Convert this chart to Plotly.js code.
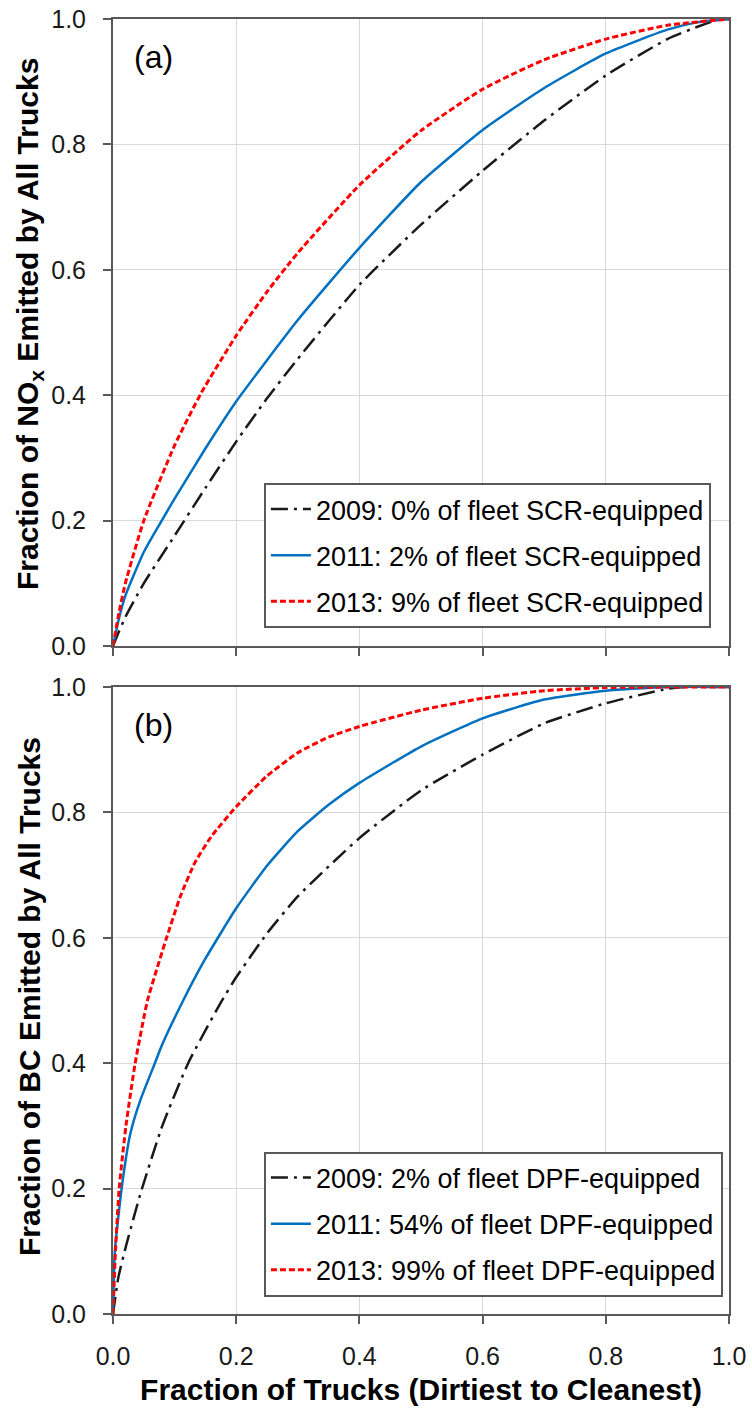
<!DOCTYPE html>
<html>
<head>
<meta charset="utf-8">
<script src="https://cdn.plot.ly/plotly-3.0.1.min.js"></script>
<style>
  html, body { margin: 0; padding: 0; background: #ffffff; }
  #chart { width: 752px; height: 1410px; }
</style>
</head>
<body>
<div id="chart"></div>
<script>
// Cumulative share of emissions vs. cumulative share of trucks (dirtiest first)

// Panel (a): NOx
const noxX2009 = [0, 0.01, 0.02, 0.05, 0.1, 0.15, 0.2, 0.25, 0.3, 0.4, 0.5, 0.6, 0.7, 0.8, 0.9, 0.95, 0.98, 1.0];
const noxY2009 = [0, 0.024, 0.046, 0.10, 0.176, 0.252, 0.326, 0.395, 0.458, 0.576, 0.672, 0.758, 0.838, 0.91, 0.968, 0.988, 0.998, 1.0];

const noxX2011 = [0, 0.01, 0.02, 0.05, 0.076, 0.1, 0.15, 0.2, 0.3, 0.4, 0.5, 0.6, 0.7, 0.8, 0.9, 0.95, 1.0];
const noxY2011 = [0, 0.045, 0.08, 0.15, 0.195, 0.235, 0.315, 0.39, 0.52, 0.635, 0.74, 0.823, 0.89, 0.945, 0.983, 0.995, 1.0];

const noxX2013 = [0, 0.01, 0.02, 0.05, 0.1, 0.144, 0.2, 0.25, 0.3, 0.4, 0.5, 0.6, 0.7, 0.8, 0.9, 1.0];
const noxY2013 = [0, 0.055, 0.1, 0.2, 0.32, 0.405, 0.495, 0.565, 0.627, 0.735, 0.822, 0.888, 0.935, 0.968, 0.99, 1.0];

// Panel (b): black carbon
const bcX2009 = [0, 0.0086, 0.021, 0.044, 0.08, 0.122, 0.174, 0.2, 0.25, 0.3, 0.4, 0.5, 0.6, 0.7, 0.8, 0.9, 0.93, 1.0];
const bcY2009 = [0, 0.058, 0.108, 0.19, 0.30, 0.4, 0.495, 0.537, 0.607, 0.666, 0.759, 0.835, 0.892, 0.942, 0.974, 0.997, 1.0, 1.0];

const bcX2011 = [0, 0.003, 0.014, 0.028, 0.044, 0.068, 0.08, 0.114, 0.149, 0.2, 0.25, 0.3, 0.35, 0.4, 0.5, 0.6, 0.7, 0.8, 0.9, 1.0];
const bcY2011 = [0, 0.1, 0.2, 0.287, 0.34, 0.4, 0.43, 0.5, 0.565, 0.647, 0.715, 0.77, 0.812, 0.847, 0.905, 0.95, 0.98, 0.994, 1.0, 1.0];

const bcX2013 = [0, 0.004, 0.01, 0.021, 0.036, 0.056, 0.087, 0.109, 0.133, 0.16, 0.2, 0.25, 0.3, 0.35, 0.4, 0.5, 0.6, 0.7, 0.8, 1.0];
const bcY2013 = [0, 0.1, 0.2, 0.3, 0.4, 0.5, 0.6, 0.665, 0.72, 0.762, 0.809, 0.858, 0.895, 0.92, 0.937, 0.963, 0.982, 0.994, 0.999, 1.0];

const noxNames = [
  "2009: 0% of fleet SCR-equipped",
  "2011: 2% of fleet SCR-equipped",
  "2013: 9% of fleet SCR-equipped"
];
const bcNames = [
  "2009: 2% of fleet DPF-equipped",
  "2011: 54% of fleet DPF-equipped",
  "2013: 99% of fleet DPF-equipped"
];
const tickVals = [0, 0.2, 0.4, 0.6, 0.8, 1.0];
const tickText = ["0.0", "0.2", "0.4", "0.6", "0.8", "1.0"];

const styles = [
  { color: "#1a1a1a", width: 2.5, dash: "17px,6px,3px,6px" },
  { color: "#0070C0", width: 2.5, dash: "solid" },
  { color: "#FF0000", width: 3, dash: "6px,3px" }
];

function series(xs, ys, name, i, xa, ya, leg) {
  return {
    x: xs, y: ys, name: name, type: "scatter", mode: "lines",
    line: Object.assign({ shape: "spline", smoothing: 0.5 }, styles[i]),
    xaxis: xa, yaxis: ya, legend: leg, legendgroup: leg + i,
    hoverinfo: "skip"
  };
}

const data = [
  series(noxX2009, noxY2009, noxNames[0], 0, "x", "y", "legend"),
  series(noxX2011, noxY2011, noxNames[1], 1, "x", "y", "legend"),
  series(noxX2013, noxY2013, noxNames[2], 2, "x", "y", "legend"),
  series(bcX2009, bcY2009, bcNames[0], 0, "x2", "y2", "legend2"),
  series(bcX2011, bcY2011, bcNames[1], 1, "x2", "y2", "legend2"),
  series(bcX2013, bcY2013, bcNames[2], 2, "x2", "y2", "legend2")
];

const FONT = "Liberation Sans, Arial, sans-serif";
const AXIS_COL = "#595959";

function axisBase() {
  return {
    range: [0, 1], tickvals: tickVals, ticktext: tickText,
    ticks: "outside", ticklen: 8, tickwidth: 2, tickcolor: AXIS_COL,
    showline: true, linecolor: AXIS_COL, linewidth: 2, mirror: true,
    showgrid: true, gridcolor: "#d9d9d9", gridwidth: 1, zeroline: false,
    tickfont: { family: FONT, size: 25, color: "#1a1a1a" },
    automargin: false, fixedrange: true
  };
}

const legendBase = {
  x: 0.245, xanchor: "left", yanchor: "bottom",
  bgcolor: "#ffffff", bordercolor: AXIS_COL, borderwidth: 2,
  font: { family: FONT, size: 27, color: "#000000" },
  tracegroupgap: 8, itemwidth: 40
};

const titleFont = { family: FONT, size: 30, color: "#000000" };

const layout = {
  width: 752, height: 1410,
  margin: { l: 113, r: 23, t: 19, b: 96 },
  paper_bgcolor: "#ffffff", plot_bgcolor: "#ffffff",
  showlegend: true,
  xaxis: Object.assign(axisBase(), { anchor: "y", showticklabels: false }),
  yaxis: Object.assign(axisBase(), { anchor: "x", domain: [0.5158, 1], ticklabelstandoff: 12 }),
  xaxis2: Object.assign(axisBase(), {
    anchor: "y2", ticklabelstandoff: 11,
    title: { text: "<b>Fraction of Trucks (Dirtiest to Cleanest)</b>", font: titleFont, standoff: 10 }
  }),
  yaxis2: Object.assign(axisBase(), { anchor: "x2", domain: [0, 0.4842], ticklabelstandoff: 12 }),
  legend: Object.assign({}, legendBase, { y: 0.5297 }),
  legend2: Object.assign({}, legendBase, { y: 0.0135 }),
  annotations: [
    { text: "<b>Fraction of NO<sub>x</sub> Emitted by All Trucks</b>", textangle: -90,
      x: -0.1347, y: 0.7645, xref: "paper", yref: "paper", xanchor: "center", yanchor: "middle",
      showarrow: false, font: titleFont },
    { text: "<b>Fraction of BC Emitted by All Trucks</b>", textangle: -90,
      x: -0.1347, y: 0.2448, xref: "paper", yref: "paper", xanchor: "center", yanchor: "middle",
      showarrow: false, font: titleFont },
    { text: "(a)", x: 0.065, y: 0.939, xref: "x", yref: "y", showarrow: false,
      font: { family: FONT, size: 32, color: "#000000" } },
    { text: "(b)", x: 0.065, y: 0.939, xref: "x2", yref: "y2", showarrow: false,
      font: { family: FONT, size: 32, color: "#000000" } }
  ]
};

Plotly.newPlot("chart", data, layout, { displayModeBar: false, staticPlot: true });
</script>
</body>
</html>
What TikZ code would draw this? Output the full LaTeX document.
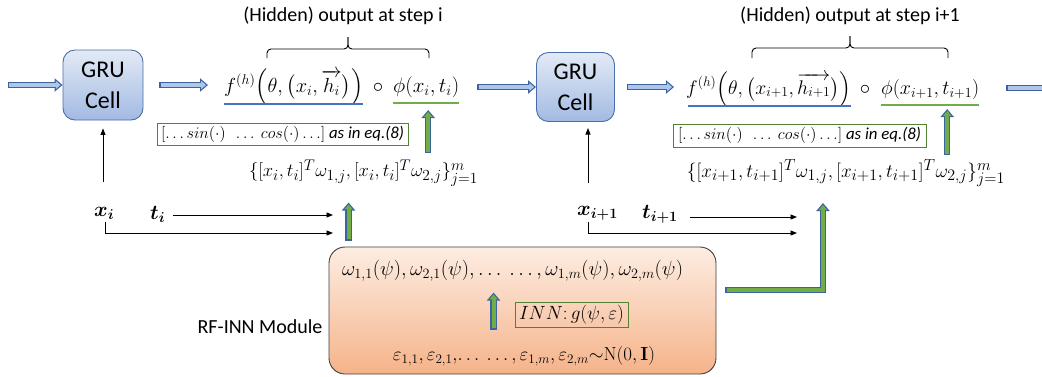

== == ==

**Task description**.
Copy out the whole listing exactly, and don't carry over any pictures.

**The completed task**.
Convert this chart to Plotly.js code.
<!DOCTYPE html>
<html>
<head>
<meta charset="utf-8">
<script src="https://cdn.plot.ly/plotly-3.0.1.min.js"></script>
<style>
  html, body { margin: 0; padding: 0; background: #ffffff; }
  #chart { width: 752px; height: 1410px; }
</style>
</head>
<body>
<div id="chart"></div>
<script>
// Cumulative share of emissions vs. cumulative share of trucks (dirtiest first)

// Panel (a): NOx
const noxX2009 = [0, 0.01, 0.02, 0.05, 0.1, 0.15, 0.2, 0.25, 0.3, 0.4, 0.5, 0.6, 0.7, 0.8, 0.9, 0.95, 0.98, 1.0];
const noxY2009 = [0, 0.024, 0.046, 0.10, 0.176, 0.252, 0.326, 0.395, 0.458, 0.576, 0.672, 0.758, 0.838, 0.91, 0.968, 0.988, 0.998, 1.0];

const noxX2011 = [0, 0.01, 0.02, 0.05, 0.076, 0.1, 0.15, 0.2, 0.3, 0.4, 0.5, 0.6, 0.7, 0.8, 0.9, 0.95, 1.0];
const noxY2011 = [0, 0.045, 0.08, 0.15, 0.195, 0.235, 0.315, 0.39, 0.52, 0.635, 0.74, 0.823, 0.89, 0.945, 0.983, 0.995, 1.0];

const noxX2013 = [0, 0.01, 0.02, 0.05, 0.1, 0.144, 0.2, 0.25, 0.3, 0.4, 0.5, 0.6, 0.7, 0.8, 0.9, 1.0];
const noxY2013 = [0, 0.055, 0.1, 0.2, 0.32, 0.405, 0.495, 0.565, 0.627, 0.735, 0.822, 0.888, 0.935, 0.968, 0.99, 1.0];

// Panel (b): black carbon
const bcX2009 = [0, 0.0086, 0.021, 0.044, 0.08, 0.122, 0.174, 0.2, 0.25, 0.3, 0.4, 0.5, 0.6, 0.7, 0.8, 0.9, 0.93, 1.0];
const bcY2009 = [0, 0.058, 0.108, 0.19, 0.30, 0.4, 0.495, 0.537, 0.607, 0.666, 0.759, 0.835, 0.892, 0.942, 0.974, 0.997, 1.0, 1.0];

const bcX2011 = [0, 0.003, 0.014, 0.028, 0.044, 0.068, 0.08, 0.114, 0.149, 0.2, 0.25, 0.3, 0.35, 0.4, 0.5, 0.6, 0.7, 0.8, 0.9, 1.0];
const bcY2011 = [0, 0.1, 0.2, 0.287, 0.34, 0.4, 0.43, 0.5, 0.565, 0.647, 0.715, 0.77, 0.812, 0.847, 0.905, 0.95, 0.98, 0.994, 1.0, 1.0];

const bcX2013 = [0, 0.004, 0.01, 0.021, 0.036, 0.056, 0.087, 0.109, 0.133, 0.16, 0.2, 0.25, 0.3, 0.35, 0.4, 0.5, 0.6, 0.7, 0.8, 1.0];
const bcY2013 = [0, 0.1, 0.2, 0.3, 0.4, 0.5, 0.6, 0.665, 0.72, 0.762, 0.809, 0.858, 0.895, 0.92, 0.937, 0.963, 0.982, 0.994, 0.999, 1.0];

const noxNames = [
  "2009: 0% of fleet SCR-equipped",
  "2011: 2% of fleet SCR-equipped",
  "2013: 9% of fleet SCR-equipped"
];
const bcNames = [
  "2009: 2% of fleet DPF-equipped",
  "2011: 54% of fleet DPF-equipped",
  "2013: 99% of fleet DPF-equipped"
];
const tickVals = [0, 0.2, 0.4, 0.6, 0.8, 1.0];
const tickText = ["0.0", "0.2", "0.4", "0.6", "0.8", "1.0"];

const styles = [
  { color: "#1a1a1a", width: 2.5, dash: "17px,6px,3px,6px" },
  { color: "#0070C0", width: 2.5, dash: "solid" },
  { color: "#FF0000", width: 3, dash: "6px,3px" }
];

function series(xs, ys, name, i, xa, ya, leg) {
  return {
    x: xs, y: ys, name: name, type: "scatter", mode: "lines",
    line: Object.assign({ shape: "spline", smoothing: 0.5 }, styles[i]),
    xaxis: xa, yaxis: ya, legend: leg, legendgroup: leg + i,
    hoverinfo: "skip"
  };
}

const data = [
  series(noxX2009, noxY2009, noxNames[0], 0, "x", "y", "legend"),
  series(noxX2011, noxY2011, noxNames[1], 1, "x", "y", "legend"),
  series(noxX2013, noxY2013, noxNames[2], 2, "x", "y", "legend"),
  series(bcX2009, bcY2009, bcNames[0], 0, "x2", "y2", "legend2"),
  series(bcX2011, bcY2011, bcNames[1], 1, "x2", "y2", "legend2"),
  series(bcX2013, bcY2013, bcNames[2], 2, "x2", "y2", "legend2")
];

const FONT = "Liberation Sans, Arial, sans-serif";
const AXIS_COL = "#595959";

function axisBase() {
  return {
    range: [0, 1], tickvals: tickVals, ticktext: tickText,
    ticks: "outside", ticklen: 8, tickwidth: 2, tickcolor: AXIS_COL,
    showline: true, linecolor: AXIS_COL, linewidth: 2, mirror: true,
    showgrid: true, gridcolor: "#d9d9d9", gridwidth: 1, zeroline: false,
    tickfont: { family: FONT, size: 25, color: "#1a1a1a" },
    automargin: false, fixedrange: true
  };
}

const legendBase = {
  x: 0.245, xanchor: "left", yanchor: "bottom",
  bgcolor: "#ffffff", bordercolor: AXIS_COL, borderwidth: 2,
  font: { family: FONT, size: 27, color: "#000000" },
  tracegroupgap: 8, itemwidth: 40
};

const titleFont = { family: FONT, size: 30, color: "#000000" };

const layout = {
  width: 752, height: 1410,
  margin: { l: 113, r: 23, t: 19, b: 96 },
  paper_bgcolor: "#ffffff", plot_bgcolor: "#ffffff",
  showlegend: true,
  xaxis: Object.assign(axisBase(), { anchor: "y", showticklabels: false }),
  yaxis: Object.assign(axisBase(), { anchor: "x", domain: [0.5158, 1], ticklabelstandoff: 12 }),
  xaxis2: Object.assign(axisBase(), {
    anchor: "y2", ticklabelstandoff: 11,
    title: { text: "<b>Fraction of Trucks (Dirtiest to Cleanest)</b>", font: titleFont, standoff: 10 }
  }),
  yaxis2: Object.assign(axisBase(), { anchor: "x2", domain: [0, 0.4842], ticklabelstandoff: 12 }),
  legend: Object.assign({}, legendBase, { y: 0.5297 }),
  legend2: Object.assign({}, legendBase, { y: 0.0135 }),
  annotations: [
    { text: "<b>Fraction of NO<sub>x</sub> Emitted by All Trucks</b>", textangle: -90,
      x: -0.1347, y: 0.7645, xref: "paper", yref: "paper", xanchor: "center", yanchor: "middle",
      showarrow: false, font: titleFont },
    { text: "<b>Fraction of BC Emitted by All Trucks</b>", textangle: -90,
      x: -0.1347, y: 0.2448, xref: "paper", yref: "paper", xanchor: "center", yanchor: "middle",
      showarrow: false, font: titleFont },
    { text: "(a)", x: 0.065, y: 0.939, xref: "x", yref: "y", showarrow: false,
      font: { family: FONT, size: 32, color: "#000000" } },
    { text: "(b)", x: 0.065, y: 0.939, xref: "x2", yref: "y2", showarrow: false,
      font: { family: FONT, size: 32, color: "#000000" } }
  ]
};

Plotly.newPlot("chart", data, layout, { displayModeBar: false, staticPlot: true });
</script>
</body>
</html>
What TikZ code would draw this? Output the full LaTeX document.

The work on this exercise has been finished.